» **Data excerpt**
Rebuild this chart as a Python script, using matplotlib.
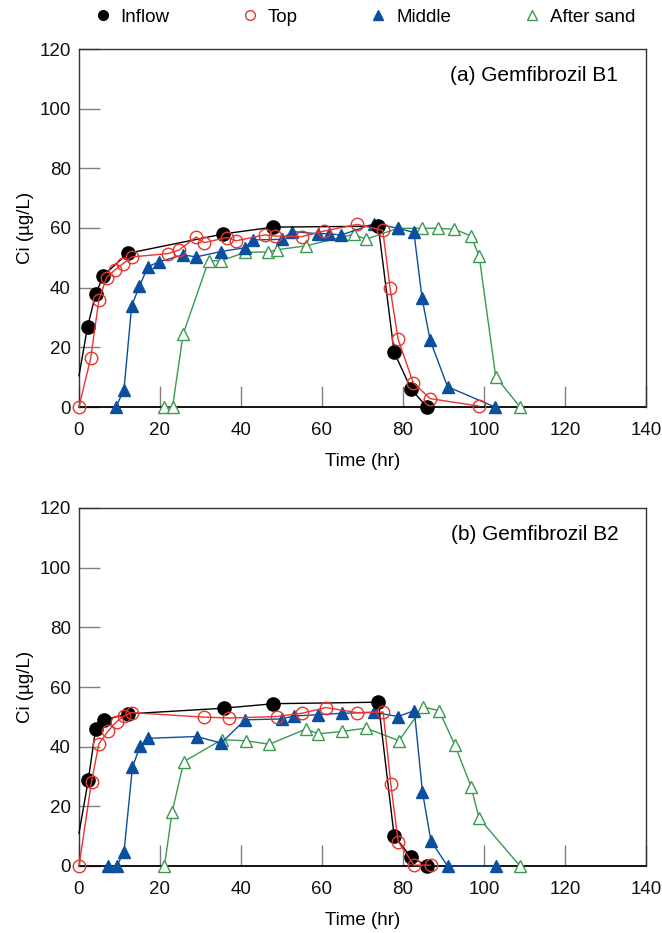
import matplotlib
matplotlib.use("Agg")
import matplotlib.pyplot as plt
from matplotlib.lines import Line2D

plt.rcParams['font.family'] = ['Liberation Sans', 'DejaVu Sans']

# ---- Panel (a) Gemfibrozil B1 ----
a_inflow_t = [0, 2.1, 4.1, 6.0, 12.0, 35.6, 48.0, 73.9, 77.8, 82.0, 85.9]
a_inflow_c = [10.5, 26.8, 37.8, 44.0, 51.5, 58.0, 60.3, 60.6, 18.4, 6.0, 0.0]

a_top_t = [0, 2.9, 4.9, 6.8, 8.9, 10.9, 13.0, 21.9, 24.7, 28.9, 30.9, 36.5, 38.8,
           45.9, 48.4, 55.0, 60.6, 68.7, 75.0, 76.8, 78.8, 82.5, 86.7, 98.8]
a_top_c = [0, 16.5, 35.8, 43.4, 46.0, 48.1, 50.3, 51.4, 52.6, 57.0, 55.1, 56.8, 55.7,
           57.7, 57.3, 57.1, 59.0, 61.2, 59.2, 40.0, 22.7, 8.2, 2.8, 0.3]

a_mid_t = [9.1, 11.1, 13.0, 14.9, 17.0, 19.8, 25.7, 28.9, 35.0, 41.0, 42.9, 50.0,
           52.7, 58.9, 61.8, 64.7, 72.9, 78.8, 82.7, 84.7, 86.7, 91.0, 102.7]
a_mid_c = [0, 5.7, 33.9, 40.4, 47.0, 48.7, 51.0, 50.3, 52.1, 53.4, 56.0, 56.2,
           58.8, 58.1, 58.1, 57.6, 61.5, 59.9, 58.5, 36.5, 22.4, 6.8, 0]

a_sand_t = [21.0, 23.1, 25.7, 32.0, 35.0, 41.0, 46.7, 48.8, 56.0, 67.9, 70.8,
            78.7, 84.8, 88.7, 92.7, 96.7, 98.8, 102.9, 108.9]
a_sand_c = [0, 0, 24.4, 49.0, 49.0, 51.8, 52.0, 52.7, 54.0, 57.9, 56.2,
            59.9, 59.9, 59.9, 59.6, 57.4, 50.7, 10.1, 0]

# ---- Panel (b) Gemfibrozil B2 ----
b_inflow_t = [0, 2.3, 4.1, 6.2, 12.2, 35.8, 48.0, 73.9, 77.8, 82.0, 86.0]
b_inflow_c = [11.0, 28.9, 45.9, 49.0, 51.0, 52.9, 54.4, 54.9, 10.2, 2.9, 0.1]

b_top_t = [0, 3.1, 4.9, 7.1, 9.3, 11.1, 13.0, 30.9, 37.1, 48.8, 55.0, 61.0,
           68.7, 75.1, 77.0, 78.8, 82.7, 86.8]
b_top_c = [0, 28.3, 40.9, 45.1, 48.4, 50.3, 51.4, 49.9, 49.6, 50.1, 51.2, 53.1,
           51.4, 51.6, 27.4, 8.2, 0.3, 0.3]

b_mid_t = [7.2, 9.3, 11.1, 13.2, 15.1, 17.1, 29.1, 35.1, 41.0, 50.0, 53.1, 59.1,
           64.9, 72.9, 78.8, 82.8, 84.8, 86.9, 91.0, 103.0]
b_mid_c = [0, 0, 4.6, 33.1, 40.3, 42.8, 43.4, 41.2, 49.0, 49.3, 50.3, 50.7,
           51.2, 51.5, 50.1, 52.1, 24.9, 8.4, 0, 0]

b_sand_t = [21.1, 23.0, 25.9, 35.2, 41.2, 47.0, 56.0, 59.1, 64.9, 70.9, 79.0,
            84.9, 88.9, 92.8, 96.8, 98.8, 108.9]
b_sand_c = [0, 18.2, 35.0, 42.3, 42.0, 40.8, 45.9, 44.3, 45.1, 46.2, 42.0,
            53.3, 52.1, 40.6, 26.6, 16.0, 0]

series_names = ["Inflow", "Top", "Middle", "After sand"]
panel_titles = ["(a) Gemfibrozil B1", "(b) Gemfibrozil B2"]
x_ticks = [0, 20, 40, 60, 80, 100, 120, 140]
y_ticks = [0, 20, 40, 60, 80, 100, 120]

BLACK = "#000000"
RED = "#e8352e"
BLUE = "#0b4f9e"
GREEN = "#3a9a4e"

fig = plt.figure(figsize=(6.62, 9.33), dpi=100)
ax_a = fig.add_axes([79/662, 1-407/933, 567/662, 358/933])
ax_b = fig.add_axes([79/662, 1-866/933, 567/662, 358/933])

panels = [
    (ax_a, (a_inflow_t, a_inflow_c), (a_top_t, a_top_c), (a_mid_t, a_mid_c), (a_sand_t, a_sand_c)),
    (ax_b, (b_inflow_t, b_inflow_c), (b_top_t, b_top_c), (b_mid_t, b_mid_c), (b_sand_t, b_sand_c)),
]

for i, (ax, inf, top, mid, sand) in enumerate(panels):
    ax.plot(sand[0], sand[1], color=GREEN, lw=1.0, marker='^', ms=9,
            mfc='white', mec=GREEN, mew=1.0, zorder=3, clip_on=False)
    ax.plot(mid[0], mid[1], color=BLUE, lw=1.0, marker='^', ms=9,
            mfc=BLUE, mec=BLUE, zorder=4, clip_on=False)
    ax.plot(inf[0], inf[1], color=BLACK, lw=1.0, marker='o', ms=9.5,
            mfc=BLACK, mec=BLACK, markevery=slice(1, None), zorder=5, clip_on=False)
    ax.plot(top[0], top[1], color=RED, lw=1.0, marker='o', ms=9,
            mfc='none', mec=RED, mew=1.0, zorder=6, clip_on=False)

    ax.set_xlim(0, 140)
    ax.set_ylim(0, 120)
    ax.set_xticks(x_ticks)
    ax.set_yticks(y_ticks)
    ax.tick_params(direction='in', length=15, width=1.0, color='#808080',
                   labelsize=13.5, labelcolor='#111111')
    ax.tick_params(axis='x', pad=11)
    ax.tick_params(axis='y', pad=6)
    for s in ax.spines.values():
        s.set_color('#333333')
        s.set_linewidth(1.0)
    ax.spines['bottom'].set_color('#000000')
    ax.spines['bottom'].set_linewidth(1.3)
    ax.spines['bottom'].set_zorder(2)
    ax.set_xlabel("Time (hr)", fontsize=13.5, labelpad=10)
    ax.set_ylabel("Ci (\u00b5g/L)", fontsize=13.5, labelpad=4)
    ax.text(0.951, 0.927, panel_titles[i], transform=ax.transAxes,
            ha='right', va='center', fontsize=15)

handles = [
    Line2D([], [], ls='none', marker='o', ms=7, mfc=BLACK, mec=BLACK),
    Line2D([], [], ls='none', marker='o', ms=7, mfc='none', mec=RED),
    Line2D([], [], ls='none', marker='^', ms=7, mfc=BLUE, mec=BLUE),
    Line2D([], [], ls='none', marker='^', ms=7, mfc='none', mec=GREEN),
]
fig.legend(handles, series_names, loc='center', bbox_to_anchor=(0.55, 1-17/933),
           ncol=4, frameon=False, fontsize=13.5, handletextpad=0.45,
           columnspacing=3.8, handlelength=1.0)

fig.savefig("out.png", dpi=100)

» **Task requirements**
Every line above should be returned word for word, with the pictures left behind.

» **Exercise answer**
Rebuild this chart as a Python script, using matplotlib.
import matplotlib
matplotlib.use("Agg")
import matplotlib.pyplot as plt
from matplotlib.lines import Line2D

plt.rcParams['font.family'] = ['Liberation Sans', 'DejaVu Sans']

# ---- Panel (a) Gemfibrozil B1 ----
a_inflow_t = [0, 2.1, 4.1, 6.0, 12.0, 35.6, 48.0, 73.9, 77.8, 82.0, 85.9]
a_inflow_c = [10.5, 26.8, 37.8, 44.0, 51.5, 58.0, 60.3, 60.6, 18.4, 6.0, 0.0]

a_top_t = [0, 2.9, 4.9, 6.8, 8.9, 10.9, 13.0, 21.9, 24.7, 28.9, 30.9, 36.5, 38.8,
           45.9, 48.4, 55.0, 60.6, 68.7, 75.0, 76.8, 78.8, 82.5, 86.7, 98.8]
a_top_c = [0, 16.5, 35.8, 43.4, 46.0, 48.1, 50.3, 51.4, 52.6, 57.0, 55.1, 56.8, 55.7,
           57.7, 57.3, 57.1, 59.0, 61.2, 59.2, 40.0, 22.7, 8.2, 2.8, 0.3]

a_mid_t = [9.1, 11.1, 13.0, 14.9, 17.0, 19.8, 25.7, 28.9, 35.0, 41.0, 42.9, 50.0,
           52.7, 58.9, 61.8, 64.7, 72.9, 78.8, 82.7, 84.7, 86.7, 91.0, 102.7]
a_mid_c = [0, 5.7, 33.9, 40.4, 47.0, 48.7, 51.0, 50.3, 52.1, 53.4, 56.0, 56.2,
           58.8, 58.1, 58.1, 57.6, 61.5, 59.9, 58.5, 36.5, 22.4, 6.8, 0]

a_sand_t = [21.0, 23.1, 25.7, 32.0, 35.0, 41.0, 46.7, 48.8, 56.0, 67.9, 70.8,
            78.7, 84.8, 88.7, 92.7, 96.7, 98.8, 102.9, 108.9]
a_sand_c = [0, 0, 24.4, 49.0, 49.0, 51.8, 52.0, 52.7, 54.0, 57.9, 56.2,
            59.9, 59.9, 59.9, 59.6, 57.4, 50.7, 10.1, 0]

# ---- Panel (b) Gemfibrozil B2 ----
b_inflow_t = [0, 2.3, 4.1, 6.2, 12.2, 35.8, 48.0, 73.9, 77.8, 82.0, 86.0]
b_inflow_c = [11.0, 28.9, 45.9, 49.0, 51.0, 52.9, 54.4, 54.9, 10.2, 2.9, 0.1]

b_top_t = [0, 3.1, 4.9, 7.1, 9.3, 11.1, 13.0, 30.9, 37.1, 48.8, 55.0, 61.0,
           68.7, 75.1, 77.0, 78.8, 82.7, 86.8]
b_top_c = [0, 28.3, 40.9, 45.1, 48.4, 50.3, 51.4, 49.9, 49.6, 50.1, 51.2, 53.1,
           51.4, 51.6, 27.4, 8.2, 0.3, 0.3]

b_mid_t = [7.2, 9.3, 11.1, 13.2, 15.1, 17.1, 29.1, 35.1, 41.0, 50.0, 53.1, 59.1,
           64.9, 72.9, 78.8, 82.8, 84.8, 86.9, 91.0, 103.0]
b_mid_c = [0, 0, 4.6, 33.1, 40.3, 42.8, 43.4, 41.2, 49.0, 49.3, 50.3, 50.7,
           51.2, 51.5, 50.1, 52.1, 24.9, 8.4, 0, 0]

b_sand_t = [21.1, 23.0, 25.9, 35.2, 41.2, 47.0, 56.0, 59.1, 64.9, 70.9, 79.0,
            84.9, 88.9, 92.8, 96.8, 98.8, 108.9]
b_sand_c = [0, 18.2, 35.0, 42.3, 42.0, 40.8, 45.9, 44.3, 45.1, 46.2, 42.0,
            53.3, 52.1, 40.6, 26.6, 16.0, 0]

series_names = ["Inflow", "Top", "Middle", "After sand"]
panel_titles = ["(a) Gemfibrozil B1", "(b) Gemfibrozil B2"]
x_ticks = [0, 20, 40, 60, 80, 100, 120, 140]
y_ticks = [0, 20, 40, 60, 80, 100, 120]

BLACK = "#000000"
RED = "#e8352e"
BLUE = "#0b4f9e"
GREEN = "#3a9a4e"

fig = plt.figure(figsize=(6.62, 9.33), dpi=100)
ax_a = fig.add_axes([79/662, 1-407/933, 567/662, 358/933])
ax_b = fig.add_axes([79/662, 1-866/933, 567/662, 358/933])

panels = [
    (ax_a, (a_inflow_t, a_inflow_c), (a_top_t, a_top_c), (a_mid_t, a_mid_c), (a_sand_t, a_sand_c)),
    (ax_b, (b_inflow_t, b_inflow_c), (b_top_t, b_top_c), (b_mid_t, b_mid_c), (b_sand_t, b_sand_c)),
]

for i, (ax, inf, top, mid, sand) in enumerate(panels):
    ax.plot(sand[0], sand[1], color=GREEN, lw=1.0, marker='^', ms=9,
            mfc='white', mec=GREEN, mew=1.0, zorder=3, clip_on=False)
    ax.plot(mid[0], mid[1], color=BLUE, lw=1.0, marker='^', ms=9,
            mfc=BLUE, mec=BLUE, zorder=4, clip_on=False)
    ax.plot(inf[0], inf[1], color=BLACK, lw=1.0, marker='o', ms=9.5,
            mfc=BLACK, mec=BLACK, markevery=slice(1, None), zorder=5, clip_on=False)
    ax.plot(top[0], top[1], color=RED, lw=1.0, marker='o', ms=9,
            mfc='none', mec=RED, mew=1.0, zorder=6, clip_on=False)

    ax.set_xlim(0, 140)
    ax.set_ylim(0, 120)
    ax.set_xticks(x_ticks)
    ax.set_yticks(y_ticks)
    ax.tick_params(direction='in', length=15, width=1.0, color='#808080',
                   labelsize=13.5, labelcolor='#111111')
    ax.tick_params(axis='x', pad=11)
    ax.tick_params(axis='y', pad=6)
    for s in ax.spines.values():
        s.set_color('#333333')
        s.set_linewidth(1.0)
    ax.spines['bottom'].set_color('#000000')
    ax.spines['bottom'].set_linewidth(1.3)
    ax.spines['bottom'].set_zorder(2)
    ax.set_xlabel("Time (hr)", fontsize=13.5, labelpad=10)
    ax.set_ylabel("Ci (\u00b5g/L)", fontsize=13.5, labelpad=4)
    ax.text(0.951, 0.927, panel_titles[i], transform=ax.transAxes,
            ha='right', va='center', fontsize=15)

handles = [
    Line2D([], [], ls='none', marker='o', ms=7, mfc=BLACK, mec=BLACK),
    Line2D([], [], ls='none', marker='o', ms=7, mfc='none', mec=RED),
    Line2D([], [], ls='none', marker='^', ms=7, mfc=BLUE, mec=BLUE),
    Line2D([], [], ls='none', marker='^', ms=7, mfc='none', mec=GREEN),
]
fig.legend(handles, series_names, loc='center', bbox_to_anchor=(0.55, 1-17/933),
           ncol=4, frameon=False, fontsize=13.5, handletextpad=0.45,
           columnspacing=3.8, handlelength=1.0)

fig.savefig("out.png", dpi=100)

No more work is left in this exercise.